Just yesterday we made the following observation: a design defect claim is often a make-weight claim. How should the design have been improved? Not selling the product at all is hardly a design improvement. An entirely different product is not a safer alternative under the law of any enlightened state. Changing the molecule or the device design cannot be done without FDA approval, so preemption should apply (even if courts often miss this point).

And miss the point the court did in In re: Xarelto Prods. Liab. Litig., 2017 U.S. Dist. LEXIS 56629 (E.D. La. Apr. 12, 2017). Plaintiffs in the Xarelto MDL allege that the anti-coagulant drug caused serious bleeding events and that the drug was unreasonably dangerous due to its defective design. Id. at *3. As we noted yesterday, true design claims, as opposed to failure to warn claims, aren’t the crux of most pharmaceutical drug cases. But the Xarelto plaintiffs went that route and so defendants raised preemption as a defense. Unfortunately, to no avail.

Xarelto is an anti-coagulant drug that is taken once a day and all patients are given the same dosage without the need for routine monitoring. Id. Plaintiffs argue that patients’ reactions to the drug vary causing some to experience bleeding complications. Id. at *3-4. It is undisputed that both the dosing and monitoring specifications were approved by the FDA. Id. at *4. So, if the FDA approved the design, what do plaintiffs say the manufacturer could have done differently? Essentially, plaintiffs’ position boils down to the manufacturer should not have sold Xarelto but should have developed and sought FDA approval of a different product. Wait. We’ve been down this road before and the Supreme Court found such claims preempted. Mutual Pharm. Co. v. Bartlett, 133 S. Ct. 2466 (2013).

Before we get to Bartlett, let’s look at the specific design defects plaintiffs alleged in this case. First, the manufacturer should have designed an assay to allow doctors to monitor the effects of the drug on each patient. Second, the manufacturer should also have designed and marketed an antidote to counteract a major bleeding event. Third, in the absence of the first two, the manufacturer should have warned about the availability of other tests to measure anticoagulation. Id. Putting aside failure to warn, a claim that the manufacturer should have submitted a different version of the drug to the FDA for approval is the functional equivalent of the “stop-selling” claim that the Court found preempted in Bartlett.

Now that we are back to Bartlett, we should point out that the Xarelto court wrongly discounts defendants’ reliance on it, saying that it relates to generic drug manufacturers, not name brand manufacturers. Id. at *7-8. While it is true that that drug at issue in Bartlett was a generic, the rulings are in Bartlett are not so limited, and certainly not on the very issue germane to this case. The Court in Bartlett went out of its way to state, “[o]nce a drug − whether generic or brand-name − is approved, the manufacturer is prohibited from making any major changes to the ‘qualitative or quantitative formulation of the drug product, including active ingredients, or in the specifications.’” 133 S. Ct. at 2471 (quoting 21 C.F.R. §314.70(b)(2)(i)) (emphasis added).
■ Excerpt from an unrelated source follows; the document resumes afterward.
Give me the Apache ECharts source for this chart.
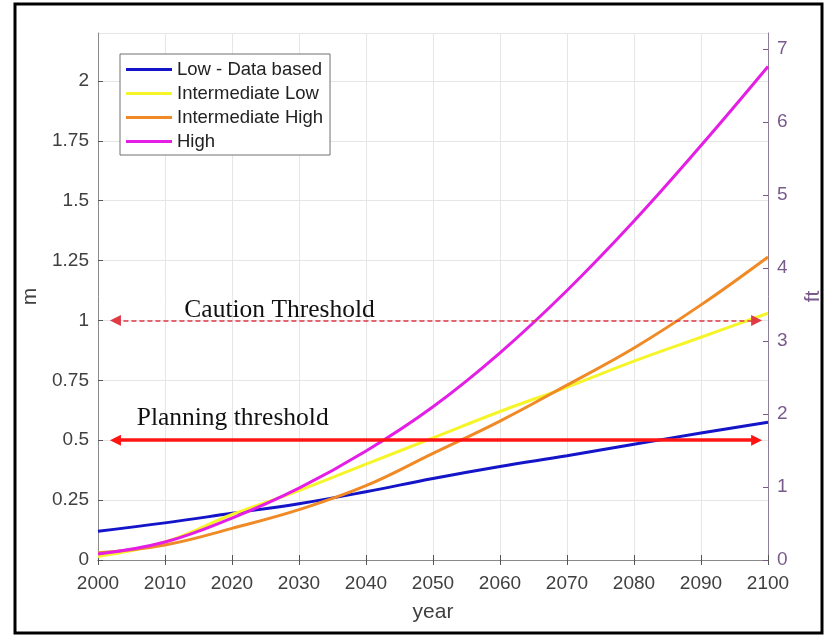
<!DOCTYPE html>
<html>
<head>
<meta charset="utf-8">
<script src="https://cdn.jsdelivr.net/npm/echarts@6/dist/echarts.min.js"></script>
<style>
  html, body { margin: 0; padding: 0; background: #ffffff; }
  #chart { width: 827px; height: 635px; }
</style>
</head>
<body>
<div id="chart"></div>
<script>
// Sea level rise scenarios, metres above the 2000 level
const years = [2000, 2010, 2020, 2030, 2040, 2050, 2060, 2070, 2080, 2090, 2100];
const lowDataBased      = [0.12, 0.155, 0.195, 0.235, 0.285, 0.34, 0.39, 0.435, 0.483, 0.53, 0.575];
const intermediateLow   = [0.015, 0.075, 0.19, 0.29, 0.40, 0.51, 0.62, 0.722, 0.83, 0.93, 1.03];
const intermediateHigh  = [0.03, 0.063, 0.132, 0.21, 0.31, 0.445, 0.58, 0.73, 0.885, 1.065, 1.265];
const high              = [0.025, 0.075, 0.175, 0.30, 0.455, 0.64, 0.865, 1.125, 1.415, 1.73, 2.06];

const seriesNames = ['Low - Data based', 'Intermediate Low', 'Intermediate High', 'High'];
const seriesColors = ['#1414c8', '#f5f52a', '#f08a26', '#e41ee4'];

// Thresholds (m)
const cautionLevel = 1.0;
const planningLevel = 0.5;

// Axis ranges
const mMax = 2.2;
const M_TO_FT = 3.28084;

const pairs = v => years.map((y, i) => [y, v[i]]);

const tickFont = { fontFamily: 'Liberation Sans', fontSize: 19, color: '#404040' };
const rightColor = '#7a5a8c';
const axisGrey = '#8a8a8a';

const chart = echarts.init(document.getElementById('chart'));

const dataSeries = [lowDataBased, intermediateLow, intermediateHigh, high].map((v, i) => ({
  name: seriesNames[i],
  type: 'line',
  data: pairs(v),
  smooth: 0.4,
  showSymbol: false,
  lineStyle: { width: 3, color: seriesColors[i] },
  itemStyle: { color: seriesColors[i] },
  z: 3
}));

const annotationFont = { fontFamily: 'Liberation Serif', fontSize: 25.5, color: '#111111' };

const option = {
  animation: false,
  backgroundColor: '#ffffff',
  grid: { left: 98, right: 59, top: 33, bottom: 75, containLabel: false, outerBoundsMode: 'none' },
  legend: {
    data: seriesNames,
    orient: 'vertical',
    left: 120,
    top: 54,
    itemWidth: 46,
    itemHeight: 3,
    itemGap: 5,
    icon: 'rect',
    padding: [6, 7, 4, 6],
    backgroundColor: '#ffffff',
    borderColor: '#707070',
    borderWidth: 1,
    textStyle: { fontFamily: 'Liberation Sans', fontSize: 18.5, color: '#222222' }
  },
  xAxis: [
    {
      type: 'value', min: 2000, max: 2100, interval: 10,
      name: 'year', nameLocation: 'middle', nameGap: 42,
      nameTextStyle: { fontFamily: 'Liberation Sans', fontSize: 21, color: '#404040' },
      axisLine: { show: true, lineStyle: { color: axisGrey, width: 1 } },
      axisTick: { show: true, inside: true, length: 5, lineStyle: { color: '#555' } },
      axisLabel: Object.assign({ margin: 14, formatter: v => String(v) }, tickFont),
      splitLine: { show: true, lineStyle: { color: '#e6e6e6', width: 1 } }
    },
    {
      type: 'value', min: 2000, max: 2100, interval: 10, position: 'top',
      axisLine: { show: true, lineStyle: { color: axisGrey, width: 1 } },
      axisTick: { show: true, inside: true, length: 5, lineStyle: { color: '#555' } },
      axisLabel: { show: false },
      splitLine: { show: false }
    }
  ],
  yAxis: [
    {
      type: 'value', min: 0, max: mMax, interval: 0.25,
      name: 'm', nameLocation: 'middle', nameGap: 53, nameRotate: 90,
      nameTextStyle: { fontFamily: 'Liberation Sans', fontSize: 21, color: '#404040' },
      axisLine: { show: true, lineStyle: { color: axisGrey, width: 1 } },
      axisTick: { show: true, inside: true, length: 5, lineStyle: { color: '#555' } },
      axisLabel: Object.assign({ margin: 9, showMaxLabel: false }, tickFont),
      splitLine: { show: true, lineStyle: { color: '#e6e6e6', width: 1 } }
    },
    {
      type: 'value', min: 0, max: mMax * M_TO_FT, interval: 1, position: 'right',
      name: 'ft', nameLocation: 'middle', nameGap: 35, nameRotate: 90,
      nameTextStyle: { fontFamily: 'Liberation Sans', fontSize: 21, color: rightColor },
      axisLine: { show: true, lineStyle: { color: '#8e7f98', width: 1 } },
      axisTick: { show: true, inside: true, length: 5, lineStyle: { color: rightColor } },
      axisLabel: { margin: 9, showMaxLabel: false, fontFamily: 'Liberation Sans', fontSize: 19, color: rightColor },
      splitLine: { show: false }
    }
  ],
  series: dataSeries.concat([
    {
      name: 'thresholds',
      type: 'line',
      data: [],
      z: 5,
      markLine: {
        silent: true,
        symbol: ['triangle', 'triangle'],
        symbolSize: [11, 11],
        label: { show: false },
        emphasis: { disabled: true },
        data: [
          [
            { coord: [2002.6, cautionLevel], lineStyle: { color: '#e03a44', width: 1.6, type: [5, 3] } },
            { coord: [2098.3, cautionLevel] }
          ],
          [
            { coord: [2002.6, planningLevel], lineStyle: { color: '#ff1414', width: 3.5, type: 'solid' } },
            { coord: [2098.3, planningLevel] }
          ]
        ]
      },
      markPoint: {
        silent: true,
        symbol: 'circle',
        symbolSize: 0,
        data: [
          { coord: [2027.1, cautionLevel + 0.042], label: Object.assign({ show: true, position: 'inside', formatter: 'Caution Threshold' }, annotationFont) },
          { coord: [2020.1, planningLevel + 0.092], label: Object.assign({ show: true, position: 'inside', formatter: 'Planning threshold' }, annotationFont) }
        ]
      }
    }
  ]),
  graphic: [
    {
      type: 'rect',
      shape: { x: 15, y: 4, width: 807, height: 629 },
      style: { fill: 'none', stroke: '#000000', lineWidth: 3 },
      silent: true,
      z: 100
    }
  ]
};

chart.setOption(option);
</script>
</body>
</html>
Instead the Xarelto court, in its discussion of design defect, relies more on Wyeth v. Levine, using that decision on failure to warn claims to suggest that preemption is not as clear for brand manufacturers. But the distinction between Bartlett and Wyeth isn’t that one involved a generic and one involved a brand. It’s that Bartlett dealt with design defect and the court’s failure to follow the preemptive logic of Bartlett in this context is an error – at least in our books.

The way the court appears to get around Bartlett is by drawing an artificial distinction between “pre-approval” and “post-approval” design defect claims. Id. at *10. But, as noted above a pre-approval design defect claim is the same thing as saying the manufacturer should stop selling the current product – that it never should have been brought to market. But it was. And only after the FDA reviewed and approved it, including its dosage and monitoring specifications. A design defect claim is about whether the product at issue – the one that was sold and marketed and used by plaintiffs – was defectively designed and whether there is a feasible alternative design. By focusing on the “pre-approval” time period, the court is basically inviting the jury to second guess the FDA’s approval of the drug — a question clearly not meant for a jury. If the court had focused on the “post-approval” product, the actual product at issue, the design defect claims would fall squarely into Bartlett preemption.

But the court didn’t and so we add this to the list of cases that simply miss the point.